L’acceptation de la perte : deux perspectives, un même constat

J’ai dû terminer les deux jeux avant de m’en rendre compte, mais Gris et Outer Wilds partagent effectivement le thème de l’acceptation.. Dans Gris, dès le début du jeu, le personnage principal a déjà perdu ce qui lui était le plus cher : sa mère ; et le joueur la suit dans son parcours de guérison. Le monde de Gris, magnifique et fragile, est une représentation métaphorique de son esprit en reconstruction. La quête de couleurs, la réappropriation de sa voix, tout est symbolique du cheminement vers l’acceptation de la perte et de la renaissance à travers le deuil.
À l’inverse, Outer Wilds nous place face à une fin imminente : la destruction inévitable du système solaire dans lequel nous évoluons. Nous sommes pris dans une boucle temporelle, répétant sans fin les mêmes 22 minutes avant que le soleil ne se transforme en supernova, entraînant la fin de tout. Ici, l’acceptation ne vient pas immédiatement, car au début, on cherche à comprendre, à explorer, et peut-être même à éviter cette fin fatale. Mais plus on avance, plus on comprend que l’explosion solaire est inévitable. Il ne s’agit plus de repousser l’échéance, mais de trouver ce qu’on peut faire du temps qui nous reste.
Dans ces deux jeux, on ne peut changer ni effacer la perte. On ne peut que l’accepter. Dans Gris, c’est un deuil personnel et passé. Dans Outer Wilds, c’est un adieu universel et à venir. Ces œuvres nous confrontent à cette idée que la fin fait partie du voyage, et que refuser de l’accepter, c’est se condamner à l’immobilité.

Le parcours intérieur : de la guérison à l’acceptation

Dans Gris, le parcours est linéaire. Il est clair que l’histoire est celle d’une guérison, et que nous accompagnons Gris dans ce cheminement. Il n’y a pas de détour : il faut avancer, franchir les obstacles symboliques pour retrouver la paix. En tant que joueur on a un peu l’impression de guider Gris dans sa tentative de reconstruction, en faisant preuve d’empathie pour elle.
Outer Wilds adopte une approche différente : c’est au joueur de tracer son propre chemin. Il n’y a pas de quête imposée, juste une série de découvertes à faire dans le temps qui nous est imparti. Ce n’est pas tant le personnage que nous incarnons qui doit accepter la fin, c’est nous, le joueur. Il n’y a pas d’obstacles clairs à franchir comme dans Gris, mais une réflexion personnelle à mener sur ce qu’on fait de notre temps. En cela, le jeu ne force pas la main du joueur, mais l’invite à contempler l’inévitabilité des choses. Quel que soit le chemin parcouru, la fin est La Fin.

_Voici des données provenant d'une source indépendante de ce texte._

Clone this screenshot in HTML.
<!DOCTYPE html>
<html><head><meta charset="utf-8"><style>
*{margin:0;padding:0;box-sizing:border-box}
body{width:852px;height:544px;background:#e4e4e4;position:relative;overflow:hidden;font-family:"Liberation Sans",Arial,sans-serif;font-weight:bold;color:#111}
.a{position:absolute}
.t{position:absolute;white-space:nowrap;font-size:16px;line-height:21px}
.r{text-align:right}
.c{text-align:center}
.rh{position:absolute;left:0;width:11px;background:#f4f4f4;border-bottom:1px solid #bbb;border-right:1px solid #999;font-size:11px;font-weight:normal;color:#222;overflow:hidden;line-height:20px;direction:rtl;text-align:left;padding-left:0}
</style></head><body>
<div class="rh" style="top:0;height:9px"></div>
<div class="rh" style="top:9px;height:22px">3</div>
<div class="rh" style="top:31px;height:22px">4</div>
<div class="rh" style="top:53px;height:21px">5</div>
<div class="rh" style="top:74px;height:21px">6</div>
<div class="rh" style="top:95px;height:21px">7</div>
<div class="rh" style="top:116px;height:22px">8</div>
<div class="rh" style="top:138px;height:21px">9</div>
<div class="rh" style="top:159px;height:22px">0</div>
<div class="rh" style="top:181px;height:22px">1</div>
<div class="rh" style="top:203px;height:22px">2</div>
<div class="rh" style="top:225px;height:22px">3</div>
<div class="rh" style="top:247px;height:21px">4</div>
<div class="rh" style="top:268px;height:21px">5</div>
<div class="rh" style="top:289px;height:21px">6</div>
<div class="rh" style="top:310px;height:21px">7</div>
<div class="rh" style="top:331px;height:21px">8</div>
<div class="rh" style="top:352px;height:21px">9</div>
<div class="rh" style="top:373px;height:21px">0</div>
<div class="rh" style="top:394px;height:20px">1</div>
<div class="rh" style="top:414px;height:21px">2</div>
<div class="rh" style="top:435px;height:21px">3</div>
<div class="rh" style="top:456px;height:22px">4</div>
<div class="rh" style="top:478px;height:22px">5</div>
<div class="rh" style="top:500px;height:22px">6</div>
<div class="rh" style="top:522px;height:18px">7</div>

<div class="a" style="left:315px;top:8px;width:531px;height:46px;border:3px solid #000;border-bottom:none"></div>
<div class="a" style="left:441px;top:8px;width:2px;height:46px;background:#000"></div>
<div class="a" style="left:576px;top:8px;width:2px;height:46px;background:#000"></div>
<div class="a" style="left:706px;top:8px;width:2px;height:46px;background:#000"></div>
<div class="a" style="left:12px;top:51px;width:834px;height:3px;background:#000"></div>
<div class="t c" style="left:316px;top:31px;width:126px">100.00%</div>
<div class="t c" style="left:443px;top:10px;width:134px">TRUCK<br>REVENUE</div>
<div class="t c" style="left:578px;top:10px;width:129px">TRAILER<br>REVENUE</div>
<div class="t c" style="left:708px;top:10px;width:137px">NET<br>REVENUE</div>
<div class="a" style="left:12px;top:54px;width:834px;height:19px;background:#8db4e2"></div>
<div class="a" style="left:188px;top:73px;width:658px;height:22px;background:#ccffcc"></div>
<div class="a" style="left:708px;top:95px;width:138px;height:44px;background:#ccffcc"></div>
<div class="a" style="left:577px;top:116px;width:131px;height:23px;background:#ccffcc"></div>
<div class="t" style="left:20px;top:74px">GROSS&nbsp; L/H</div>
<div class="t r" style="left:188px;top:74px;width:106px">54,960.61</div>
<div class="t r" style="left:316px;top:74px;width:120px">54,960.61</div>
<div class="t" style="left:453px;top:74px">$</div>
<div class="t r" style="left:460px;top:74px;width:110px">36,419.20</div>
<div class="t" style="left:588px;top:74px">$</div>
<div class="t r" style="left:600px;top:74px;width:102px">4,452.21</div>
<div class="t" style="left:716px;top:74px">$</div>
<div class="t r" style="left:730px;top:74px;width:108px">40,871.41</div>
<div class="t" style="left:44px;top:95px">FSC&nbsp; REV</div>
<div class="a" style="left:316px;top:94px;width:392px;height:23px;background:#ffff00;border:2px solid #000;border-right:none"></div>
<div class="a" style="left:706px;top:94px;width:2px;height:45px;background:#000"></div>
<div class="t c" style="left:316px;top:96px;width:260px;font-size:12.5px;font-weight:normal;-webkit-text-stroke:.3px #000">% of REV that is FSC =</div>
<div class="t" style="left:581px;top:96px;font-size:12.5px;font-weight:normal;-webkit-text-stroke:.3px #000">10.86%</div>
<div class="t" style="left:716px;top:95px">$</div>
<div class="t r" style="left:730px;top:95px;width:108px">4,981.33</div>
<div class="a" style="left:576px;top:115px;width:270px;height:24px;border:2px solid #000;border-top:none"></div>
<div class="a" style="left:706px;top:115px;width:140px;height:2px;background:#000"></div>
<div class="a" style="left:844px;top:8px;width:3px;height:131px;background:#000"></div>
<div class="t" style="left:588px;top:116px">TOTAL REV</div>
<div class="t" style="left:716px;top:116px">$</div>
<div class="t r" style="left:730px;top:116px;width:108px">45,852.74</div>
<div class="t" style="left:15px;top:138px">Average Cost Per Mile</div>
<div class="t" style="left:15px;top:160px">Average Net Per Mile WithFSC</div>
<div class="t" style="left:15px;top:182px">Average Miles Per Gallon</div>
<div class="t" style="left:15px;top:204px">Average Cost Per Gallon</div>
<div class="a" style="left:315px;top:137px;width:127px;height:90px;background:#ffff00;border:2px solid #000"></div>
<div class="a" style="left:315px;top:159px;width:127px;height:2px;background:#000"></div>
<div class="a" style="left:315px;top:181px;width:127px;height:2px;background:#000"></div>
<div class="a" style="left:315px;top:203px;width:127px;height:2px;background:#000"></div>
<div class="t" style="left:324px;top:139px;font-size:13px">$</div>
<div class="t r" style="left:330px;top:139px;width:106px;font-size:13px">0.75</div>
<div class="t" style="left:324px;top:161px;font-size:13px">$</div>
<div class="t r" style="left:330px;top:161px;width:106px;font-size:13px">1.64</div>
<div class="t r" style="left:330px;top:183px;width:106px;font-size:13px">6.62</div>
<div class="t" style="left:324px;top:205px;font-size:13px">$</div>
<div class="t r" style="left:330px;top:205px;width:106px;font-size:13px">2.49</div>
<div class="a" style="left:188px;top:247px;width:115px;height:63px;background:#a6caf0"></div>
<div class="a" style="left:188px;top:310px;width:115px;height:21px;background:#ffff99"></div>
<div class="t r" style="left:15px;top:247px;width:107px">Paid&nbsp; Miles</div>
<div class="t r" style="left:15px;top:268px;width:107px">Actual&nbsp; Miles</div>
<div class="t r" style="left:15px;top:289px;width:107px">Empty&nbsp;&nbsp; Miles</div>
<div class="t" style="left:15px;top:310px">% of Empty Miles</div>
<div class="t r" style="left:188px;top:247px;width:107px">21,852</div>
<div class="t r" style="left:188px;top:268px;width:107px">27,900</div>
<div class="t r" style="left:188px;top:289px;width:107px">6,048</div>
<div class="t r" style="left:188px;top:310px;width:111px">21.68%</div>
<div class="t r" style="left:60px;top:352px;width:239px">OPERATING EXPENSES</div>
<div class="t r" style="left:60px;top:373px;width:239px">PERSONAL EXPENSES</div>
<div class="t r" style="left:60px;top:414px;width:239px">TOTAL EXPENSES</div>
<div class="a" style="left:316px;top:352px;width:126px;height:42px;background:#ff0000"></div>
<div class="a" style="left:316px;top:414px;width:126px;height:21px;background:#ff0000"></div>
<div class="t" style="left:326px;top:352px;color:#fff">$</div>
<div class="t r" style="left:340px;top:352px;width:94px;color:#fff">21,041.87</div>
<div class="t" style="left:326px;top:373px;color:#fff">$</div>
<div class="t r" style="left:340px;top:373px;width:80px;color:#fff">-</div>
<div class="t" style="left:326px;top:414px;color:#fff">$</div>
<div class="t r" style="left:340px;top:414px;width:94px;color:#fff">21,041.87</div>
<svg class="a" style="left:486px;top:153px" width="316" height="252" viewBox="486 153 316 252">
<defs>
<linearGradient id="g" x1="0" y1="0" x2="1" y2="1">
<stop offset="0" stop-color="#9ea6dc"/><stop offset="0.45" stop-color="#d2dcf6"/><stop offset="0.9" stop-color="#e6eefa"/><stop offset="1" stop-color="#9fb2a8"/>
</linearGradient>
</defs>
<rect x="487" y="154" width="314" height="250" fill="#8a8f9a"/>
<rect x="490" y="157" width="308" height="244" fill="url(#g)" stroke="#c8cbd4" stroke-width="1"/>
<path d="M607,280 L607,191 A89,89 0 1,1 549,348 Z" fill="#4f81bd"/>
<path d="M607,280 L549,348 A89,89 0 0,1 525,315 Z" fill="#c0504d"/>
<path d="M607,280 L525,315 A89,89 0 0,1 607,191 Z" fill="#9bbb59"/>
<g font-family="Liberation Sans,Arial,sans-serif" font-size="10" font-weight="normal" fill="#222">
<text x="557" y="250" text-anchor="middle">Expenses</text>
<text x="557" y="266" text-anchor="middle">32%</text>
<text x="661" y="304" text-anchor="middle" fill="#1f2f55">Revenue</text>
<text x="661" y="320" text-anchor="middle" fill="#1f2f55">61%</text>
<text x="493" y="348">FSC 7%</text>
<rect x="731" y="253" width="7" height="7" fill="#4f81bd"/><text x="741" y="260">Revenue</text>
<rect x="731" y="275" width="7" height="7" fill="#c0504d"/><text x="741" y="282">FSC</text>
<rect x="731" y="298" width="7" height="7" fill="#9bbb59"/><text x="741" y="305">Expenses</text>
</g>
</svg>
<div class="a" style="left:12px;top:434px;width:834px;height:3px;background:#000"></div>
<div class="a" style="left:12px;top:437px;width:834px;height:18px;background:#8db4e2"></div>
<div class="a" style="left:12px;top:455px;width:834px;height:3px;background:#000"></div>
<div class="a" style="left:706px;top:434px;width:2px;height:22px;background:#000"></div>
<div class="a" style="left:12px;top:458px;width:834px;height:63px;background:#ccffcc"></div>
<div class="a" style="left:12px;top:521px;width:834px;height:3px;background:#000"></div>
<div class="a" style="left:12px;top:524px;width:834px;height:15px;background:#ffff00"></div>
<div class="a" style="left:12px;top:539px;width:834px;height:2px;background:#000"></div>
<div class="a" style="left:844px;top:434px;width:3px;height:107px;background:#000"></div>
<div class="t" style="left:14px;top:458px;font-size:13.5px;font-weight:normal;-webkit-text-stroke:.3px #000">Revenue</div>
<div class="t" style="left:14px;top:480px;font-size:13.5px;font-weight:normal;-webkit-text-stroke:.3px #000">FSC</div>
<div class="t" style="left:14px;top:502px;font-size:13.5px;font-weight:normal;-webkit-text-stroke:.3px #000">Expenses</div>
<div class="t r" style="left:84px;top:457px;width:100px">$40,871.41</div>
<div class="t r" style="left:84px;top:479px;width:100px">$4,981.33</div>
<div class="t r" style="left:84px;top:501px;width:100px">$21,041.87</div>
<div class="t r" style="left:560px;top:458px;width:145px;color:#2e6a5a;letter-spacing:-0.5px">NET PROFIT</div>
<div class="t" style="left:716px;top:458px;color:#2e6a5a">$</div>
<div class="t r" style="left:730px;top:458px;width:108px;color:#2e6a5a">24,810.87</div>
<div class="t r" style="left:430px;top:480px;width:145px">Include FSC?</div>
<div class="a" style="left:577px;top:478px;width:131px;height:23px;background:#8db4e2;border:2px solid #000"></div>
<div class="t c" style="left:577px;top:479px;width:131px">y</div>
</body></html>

Temporalité et cycle : le temps comme écho du deuil

Les deux jeux manipulent la temporalité pour refléter leur message central sur la perte. Dans Gris, le temps est linéaire, il suit une progression classique qui symbolise l’avancement dans le processus de guérison. À chaque étape, le personnage se rapproche de son acceptation.
Dans Outer Wilds, la boucle temporelle symbolise cette idée de stagnation dans le déni de la fin. Le joueur pourrait décider de rester éternellement bloqué dans cette boucle, à sauver le système solaire de manière temporaire. Mais cela n’a pas de sens. Pour véritablement avancer, il faut désactiver la boucle et accepter la fin. C’est en brisant ce cycle que l’on peut réellement laisser place à une forme de renouveau, même s’il s’agit d’un renouveau intangible.

Ce que Gris et Outer Wilds nous enseignent, c’est que la vie, malgré ses pertes inévitables, est toujours à célébrer. Ce ne sont pas les événements eux-mêmes, mais la manière dont nous choisissons de les transformer qui compte. Les moments que nous vivons sont éphémères, mais les souvenirs, les relations et les leçons tirées de ces instants peuvent perdurer à jamais. Ces jeux rappellent que la beauté se trouve autant dans les instants vécus que dans ce que nous en faisons.